Black LGBTQ Icons

It’s Black History Month, which means we ought to spend some time telling the stories of Black LGBTQ icons. Here are a few we’ve picked out. Check back throughout the month for updates!

Lee Daniels

Janet Mock

Marsha P. Johnson

Barbara Smith

Bayard Rustin

Lee Daniels

Lee Daniels is a film and tv writer, director, and producer. Despite being physically abused at a young age because of his sexuality, Daniels went on to produce highly successful films such as Monster’s Ball (2001) and Precious (2009). He is an outspoken advocate against child abuse. He is currently the executive producer, writer, director, and co-creator of the TV series’ Empire and Star.

Janet Mock

Janet Mock is the first trans woman of color to write and direct a tv episode. Her work as an author and trans activist has earned her widespread recognition and numerous awards, including the Stonewall Book Award from the American Library Association and recognition of her Biography Redefining Realness on the New York Times bestsellers list from 2014. She is a feminist activist striving for equality for all women, and better trans visibility.

Marsha P. Johnson

Marsha P. Johnson aka Marsha “Pay It No Mind” Johnson (1945-1992) was a drag queen, sex worker, and trans activist most well known for her role in sparking the Stonewall riots, and pioneering the gay liberation movement and modern Pride parades. She started the Street Transvestite Action Revolutionaries (STAR) which provided shelter for homeless trans youth, among other services. Despite immense challenges and discrimination, she was a fierce and unapologetic advocate of trans people of color, with a powerful and meaningful legacy.

Barbara Smith

Barbara Smith is a lesbian feminist and socialist that has focused on promoting black feminism throughout her career as a writer and scholar. She is most well known for co-founding the Combahee River Collective, a black feminist organization formed to address needs that the white feminist movement was not addressing. She continues to advocate for examining and disassembling oppressive systems of power, such as racism, homophobia, transphobia, sexism, and capitalism.

Bayard Rustin

Bayard Rustin is best known for organizing the 1963 March on Washington and bringing Mahatma Gandhi’s non-violent teachings to the United States (and to Martin Luther King Jr.).

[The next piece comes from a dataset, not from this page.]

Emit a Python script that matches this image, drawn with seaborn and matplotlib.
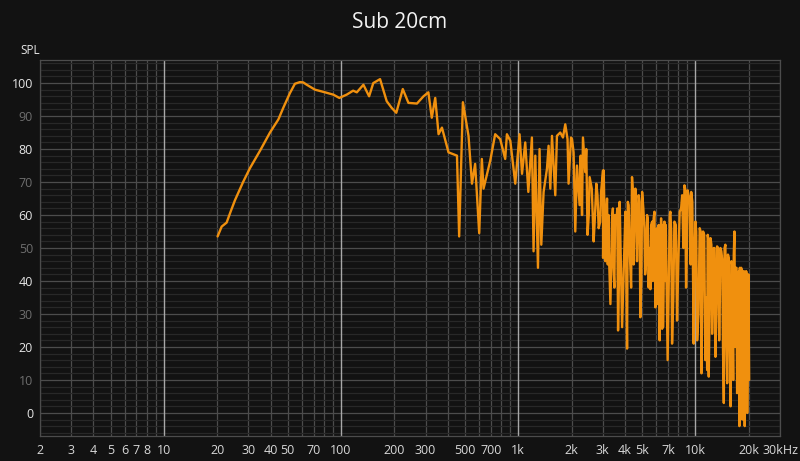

He was an incredibly effective strategist and organizer, but because he was openly gay, he faced immense discrimination in the form of beatings, silencing, imprisonment, and more. Because of that discrimination, he frequently acted as an advisor to other civil rights leaders, working tirelessly behind the scenes to advance non-violent, socialist, anti-racist, anti-homophobic change. He is easily one of the most influential figures in the civil rights movement, and was even posthumously awarded the Presidential Medal of Freedom in 2013 by former president Barack Obama.